** start Recorded information **

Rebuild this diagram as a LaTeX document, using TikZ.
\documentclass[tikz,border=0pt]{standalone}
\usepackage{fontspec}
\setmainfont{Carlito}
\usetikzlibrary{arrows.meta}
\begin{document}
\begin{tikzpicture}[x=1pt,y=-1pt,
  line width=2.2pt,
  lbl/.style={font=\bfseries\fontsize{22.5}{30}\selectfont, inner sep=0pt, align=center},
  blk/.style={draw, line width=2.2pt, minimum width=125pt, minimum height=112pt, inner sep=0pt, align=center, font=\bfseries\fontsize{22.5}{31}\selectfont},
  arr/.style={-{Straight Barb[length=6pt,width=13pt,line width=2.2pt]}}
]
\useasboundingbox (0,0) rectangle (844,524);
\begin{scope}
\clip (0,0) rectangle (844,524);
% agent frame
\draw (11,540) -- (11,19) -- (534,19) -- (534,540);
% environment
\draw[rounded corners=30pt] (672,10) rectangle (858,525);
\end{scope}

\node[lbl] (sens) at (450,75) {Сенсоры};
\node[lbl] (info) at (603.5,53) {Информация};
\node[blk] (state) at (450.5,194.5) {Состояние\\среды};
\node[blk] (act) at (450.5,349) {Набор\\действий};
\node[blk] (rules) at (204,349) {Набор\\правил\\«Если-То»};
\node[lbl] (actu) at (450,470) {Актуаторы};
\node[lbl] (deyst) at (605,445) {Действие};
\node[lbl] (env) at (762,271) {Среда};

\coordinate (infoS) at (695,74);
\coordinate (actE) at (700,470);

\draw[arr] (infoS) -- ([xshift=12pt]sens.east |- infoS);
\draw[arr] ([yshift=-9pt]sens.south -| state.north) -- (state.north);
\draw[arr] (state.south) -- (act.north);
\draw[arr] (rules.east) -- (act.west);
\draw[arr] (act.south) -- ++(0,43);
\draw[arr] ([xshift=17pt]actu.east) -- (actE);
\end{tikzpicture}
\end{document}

** end Recorded information **
** start Recorded information **

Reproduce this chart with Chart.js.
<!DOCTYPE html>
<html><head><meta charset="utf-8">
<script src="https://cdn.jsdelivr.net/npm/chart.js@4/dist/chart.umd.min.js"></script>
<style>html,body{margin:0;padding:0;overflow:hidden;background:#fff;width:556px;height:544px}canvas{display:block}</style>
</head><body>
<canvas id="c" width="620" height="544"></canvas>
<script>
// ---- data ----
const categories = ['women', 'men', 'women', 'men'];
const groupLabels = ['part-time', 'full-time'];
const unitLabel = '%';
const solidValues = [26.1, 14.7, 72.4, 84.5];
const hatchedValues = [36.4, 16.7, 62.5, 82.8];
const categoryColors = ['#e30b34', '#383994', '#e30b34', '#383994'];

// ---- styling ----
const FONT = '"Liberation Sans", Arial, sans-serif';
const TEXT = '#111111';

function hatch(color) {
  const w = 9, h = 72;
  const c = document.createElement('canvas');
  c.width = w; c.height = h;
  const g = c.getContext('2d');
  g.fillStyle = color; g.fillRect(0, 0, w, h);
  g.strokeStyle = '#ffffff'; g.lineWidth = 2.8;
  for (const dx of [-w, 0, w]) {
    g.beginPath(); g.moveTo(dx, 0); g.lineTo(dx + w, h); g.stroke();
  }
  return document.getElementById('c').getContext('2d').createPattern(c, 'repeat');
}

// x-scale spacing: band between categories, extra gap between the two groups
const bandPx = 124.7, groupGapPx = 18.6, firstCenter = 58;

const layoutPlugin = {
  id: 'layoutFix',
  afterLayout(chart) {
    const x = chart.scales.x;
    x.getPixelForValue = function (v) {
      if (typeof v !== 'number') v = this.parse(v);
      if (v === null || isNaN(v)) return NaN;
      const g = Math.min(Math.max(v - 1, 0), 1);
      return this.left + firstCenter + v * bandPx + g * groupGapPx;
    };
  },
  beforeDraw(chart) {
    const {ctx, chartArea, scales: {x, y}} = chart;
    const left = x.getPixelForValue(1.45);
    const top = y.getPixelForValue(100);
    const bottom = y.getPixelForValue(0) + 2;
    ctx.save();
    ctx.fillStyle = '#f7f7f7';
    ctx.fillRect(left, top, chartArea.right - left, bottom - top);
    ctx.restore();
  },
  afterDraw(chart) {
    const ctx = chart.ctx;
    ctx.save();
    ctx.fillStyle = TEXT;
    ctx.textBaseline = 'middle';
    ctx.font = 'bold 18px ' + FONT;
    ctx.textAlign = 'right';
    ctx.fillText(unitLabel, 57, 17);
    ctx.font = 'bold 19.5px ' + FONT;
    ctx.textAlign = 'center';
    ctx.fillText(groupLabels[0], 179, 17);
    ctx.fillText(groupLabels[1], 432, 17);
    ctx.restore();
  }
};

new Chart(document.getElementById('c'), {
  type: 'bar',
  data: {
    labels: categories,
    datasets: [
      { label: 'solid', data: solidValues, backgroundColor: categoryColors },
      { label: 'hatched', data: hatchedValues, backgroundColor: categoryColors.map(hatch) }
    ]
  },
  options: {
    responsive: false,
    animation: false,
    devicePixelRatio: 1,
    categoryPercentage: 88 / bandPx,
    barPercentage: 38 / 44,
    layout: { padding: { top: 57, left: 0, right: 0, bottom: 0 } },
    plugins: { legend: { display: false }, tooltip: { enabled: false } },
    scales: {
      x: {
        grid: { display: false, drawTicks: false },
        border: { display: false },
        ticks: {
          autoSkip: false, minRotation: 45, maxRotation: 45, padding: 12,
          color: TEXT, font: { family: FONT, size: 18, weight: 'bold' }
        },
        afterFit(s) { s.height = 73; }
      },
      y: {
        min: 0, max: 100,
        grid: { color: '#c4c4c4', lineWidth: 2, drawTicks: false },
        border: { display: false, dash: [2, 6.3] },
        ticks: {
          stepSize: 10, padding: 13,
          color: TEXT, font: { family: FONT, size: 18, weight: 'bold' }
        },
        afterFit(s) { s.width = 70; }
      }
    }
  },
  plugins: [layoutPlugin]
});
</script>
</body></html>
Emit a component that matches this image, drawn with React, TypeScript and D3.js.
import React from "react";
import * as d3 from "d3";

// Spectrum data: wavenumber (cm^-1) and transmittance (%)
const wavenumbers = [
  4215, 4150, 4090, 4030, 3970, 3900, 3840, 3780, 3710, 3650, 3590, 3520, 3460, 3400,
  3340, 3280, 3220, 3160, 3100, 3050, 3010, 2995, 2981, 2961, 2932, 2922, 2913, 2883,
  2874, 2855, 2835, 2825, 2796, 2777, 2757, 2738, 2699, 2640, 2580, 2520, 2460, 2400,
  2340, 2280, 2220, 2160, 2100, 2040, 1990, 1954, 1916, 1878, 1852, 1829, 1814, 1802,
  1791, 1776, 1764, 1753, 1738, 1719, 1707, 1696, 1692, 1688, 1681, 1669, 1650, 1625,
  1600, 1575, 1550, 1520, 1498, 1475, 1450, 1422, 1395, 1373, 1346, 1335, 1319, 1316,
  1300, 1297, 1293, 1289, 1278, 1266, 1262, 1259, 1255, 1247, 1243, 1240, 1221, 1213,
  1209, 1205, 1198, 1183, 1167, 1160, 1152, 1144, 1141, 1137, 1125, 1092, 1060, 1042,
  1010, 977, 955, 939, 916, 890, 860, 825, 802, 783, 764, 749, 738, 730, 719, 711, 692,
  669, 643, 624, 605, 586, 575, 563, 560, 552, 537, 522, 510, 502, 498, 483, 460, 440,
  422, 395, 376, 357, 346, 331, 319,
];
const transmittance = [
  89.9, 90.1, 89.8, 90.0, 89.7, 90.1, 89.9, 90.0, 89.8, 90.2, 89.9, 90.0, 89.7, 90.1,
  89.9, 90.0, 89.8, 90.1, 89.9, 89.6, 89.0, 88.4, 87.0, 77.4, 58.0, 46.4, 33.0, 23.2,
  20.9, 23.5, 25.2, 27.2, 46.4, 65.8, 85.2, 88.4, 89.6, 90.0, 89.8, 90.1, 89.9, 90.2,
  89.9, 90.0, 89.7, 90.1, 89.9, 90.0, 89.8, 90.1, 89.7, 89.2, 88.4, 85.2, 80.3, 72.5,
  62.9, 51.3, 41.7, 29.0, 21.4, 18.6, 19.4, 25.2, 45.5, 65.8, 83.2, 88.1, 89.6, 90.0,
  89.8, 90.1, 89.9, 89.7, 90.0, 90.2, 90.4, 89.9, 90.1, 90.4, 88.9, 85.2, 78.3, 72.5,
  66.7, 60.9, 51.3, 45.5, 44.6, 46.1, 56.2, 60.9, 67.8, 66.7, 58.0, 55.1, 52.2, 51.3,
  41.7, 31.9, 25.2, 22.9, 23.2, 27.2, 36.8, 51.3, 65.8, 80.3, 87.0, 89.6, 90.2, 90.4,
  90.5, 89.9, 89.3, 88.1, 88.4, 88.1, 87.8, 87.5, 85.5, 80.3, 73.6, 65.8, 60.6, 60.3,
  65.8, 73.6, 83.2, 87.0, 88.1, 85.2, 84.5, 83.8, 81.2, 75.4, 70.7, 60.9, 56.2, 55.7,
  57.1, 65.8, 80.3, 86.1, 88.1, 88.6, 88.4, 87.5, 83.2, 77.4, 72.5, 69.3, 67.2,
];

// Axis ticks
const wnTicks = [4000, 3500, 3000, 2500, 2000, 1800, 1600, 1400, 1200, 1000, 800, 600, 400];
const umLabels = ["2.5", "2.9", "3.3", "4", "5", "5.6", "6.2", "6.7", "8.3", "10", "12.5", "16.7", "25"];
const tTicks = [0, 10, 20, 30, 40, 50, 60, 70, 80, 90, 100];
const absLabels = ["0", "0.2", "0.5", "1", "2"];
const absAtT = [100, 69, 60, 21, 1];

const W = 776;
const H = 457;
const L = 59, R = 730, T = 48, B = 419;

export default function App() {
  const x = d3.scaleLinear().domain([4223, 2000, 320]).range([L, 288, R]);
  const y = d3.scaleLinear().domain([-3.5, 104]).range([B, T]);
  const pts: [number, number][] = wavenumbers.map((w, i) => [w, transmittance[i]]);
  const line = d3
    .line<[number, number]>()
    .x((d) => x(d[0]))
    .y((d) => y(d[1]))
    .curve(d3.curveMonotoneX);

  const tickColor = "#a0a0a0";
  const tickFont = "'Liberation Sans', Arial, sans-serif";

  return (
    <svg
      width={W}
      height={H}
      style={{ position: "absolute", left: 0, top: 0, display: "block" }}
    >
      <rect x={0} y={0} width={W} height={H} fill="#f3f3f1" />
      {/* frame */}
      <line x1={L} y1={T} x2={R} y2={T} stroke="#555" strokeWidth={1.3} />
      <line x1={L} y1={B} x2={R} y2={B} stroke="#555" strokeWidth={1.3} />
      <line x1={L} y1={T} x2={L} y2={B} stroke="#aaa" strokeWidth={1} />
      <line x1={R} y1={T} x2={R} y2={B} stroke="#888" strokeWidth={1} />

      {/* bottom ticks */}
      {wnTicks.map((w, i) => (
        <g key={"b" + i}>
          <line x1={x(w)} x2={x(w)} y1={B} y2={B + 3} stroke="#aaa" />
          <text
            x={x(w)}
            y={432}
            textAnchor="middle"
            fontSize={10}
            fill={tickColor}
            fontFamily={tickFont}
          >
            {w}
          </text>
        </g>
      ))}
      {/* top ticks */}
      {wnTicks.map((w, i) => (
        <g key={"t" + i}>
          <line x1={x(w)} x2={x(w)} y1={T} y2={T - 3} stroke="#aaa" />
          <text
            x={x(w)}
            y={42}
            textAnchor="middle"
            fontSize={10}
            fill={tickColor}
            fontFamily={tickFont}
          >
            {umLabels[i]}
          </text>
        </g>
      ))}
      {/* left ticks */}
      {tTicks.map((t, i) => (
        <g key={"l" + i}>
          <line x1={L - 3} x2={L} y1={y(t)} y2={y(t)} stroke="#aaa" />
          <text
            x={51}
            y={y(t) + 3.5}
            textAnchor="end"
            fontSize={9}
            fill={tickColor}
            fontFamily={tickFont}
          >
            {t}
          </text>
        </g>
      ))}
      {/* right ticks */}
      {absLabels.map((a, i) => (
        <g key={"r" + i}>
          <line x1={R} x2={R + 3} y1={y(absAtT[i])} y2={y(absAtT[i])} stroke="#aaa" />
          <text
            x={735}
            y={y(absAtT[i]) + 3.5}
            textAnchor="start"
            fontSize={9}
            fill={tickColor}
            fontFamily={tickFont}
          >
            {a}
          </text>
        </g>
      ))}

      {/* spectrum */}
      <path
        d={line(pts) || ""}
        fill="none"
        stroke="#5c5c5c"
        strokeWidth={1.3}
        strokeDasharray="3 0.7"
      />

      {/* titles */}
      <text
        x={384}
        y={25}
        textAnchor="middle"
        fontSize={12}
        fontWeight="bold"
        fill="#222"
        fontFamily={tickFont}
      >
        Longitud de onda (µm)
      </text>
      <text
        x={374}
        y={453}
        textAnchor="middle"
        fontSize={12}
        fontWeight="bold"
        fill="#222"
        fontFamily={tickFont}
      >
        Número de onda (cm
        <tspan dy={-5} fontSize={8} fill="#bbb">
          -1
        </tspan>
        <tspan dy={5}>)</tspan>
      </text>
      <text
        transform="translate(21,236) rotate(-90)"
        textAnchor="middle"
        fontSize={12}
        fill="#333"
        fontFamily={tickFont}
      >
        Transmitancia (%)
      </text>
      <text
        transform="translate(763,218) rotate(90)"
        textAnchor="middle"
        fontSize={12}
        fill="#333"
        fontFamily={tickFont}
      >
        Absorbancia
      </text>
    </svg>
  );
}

** end Recorded information **
** start Recorded information **

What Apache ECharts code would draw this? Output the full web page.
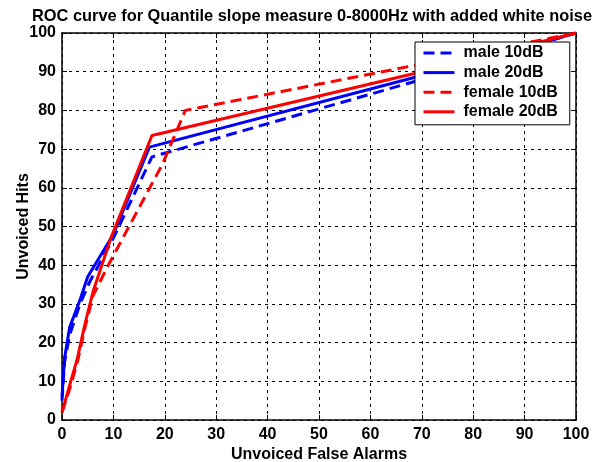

** end Recorded information **

* [Directions for this task]:
From the line with "Reproduce this chart with Chart.js." through the line with "const TEXT = '#111111';", set down every line exactly and nothing besides.

* [Result]:
Reproduce this chart with Chart.js.
<!DOCTYPE html>
<html><head><meta charset="utf-8">
<script src="https://cdn.jsdelivr.net/npm/chart.js@4/dist/chart.umd.min.js"></script>
<style>html,body{margin:0;padding:0;overflow:hidden;background:#fff;width:556px;height:544px}canvas{display:block}</style>
</head><body>
<canvas id="c" width="620" height="544"></canvas>
<script>
// ---- data ----
const categories = ['women', 'men', 'women', 'men'];
const groupLabels = ['part-time', 'full-time'];
const unitLabel = '%';
const solidValues = [26.1, 14.7, 72.4, 84.5];
const hatchedValues = [36.4, 16.7, 62.5, 82.8];
const categoryColors = ['#e30b34', '#383994', '#e30b34', '#383994'];

// ---- styling ----
const FONT = '"Liberation Sans", Arial, sans-serif';
const TEXT = '#111111';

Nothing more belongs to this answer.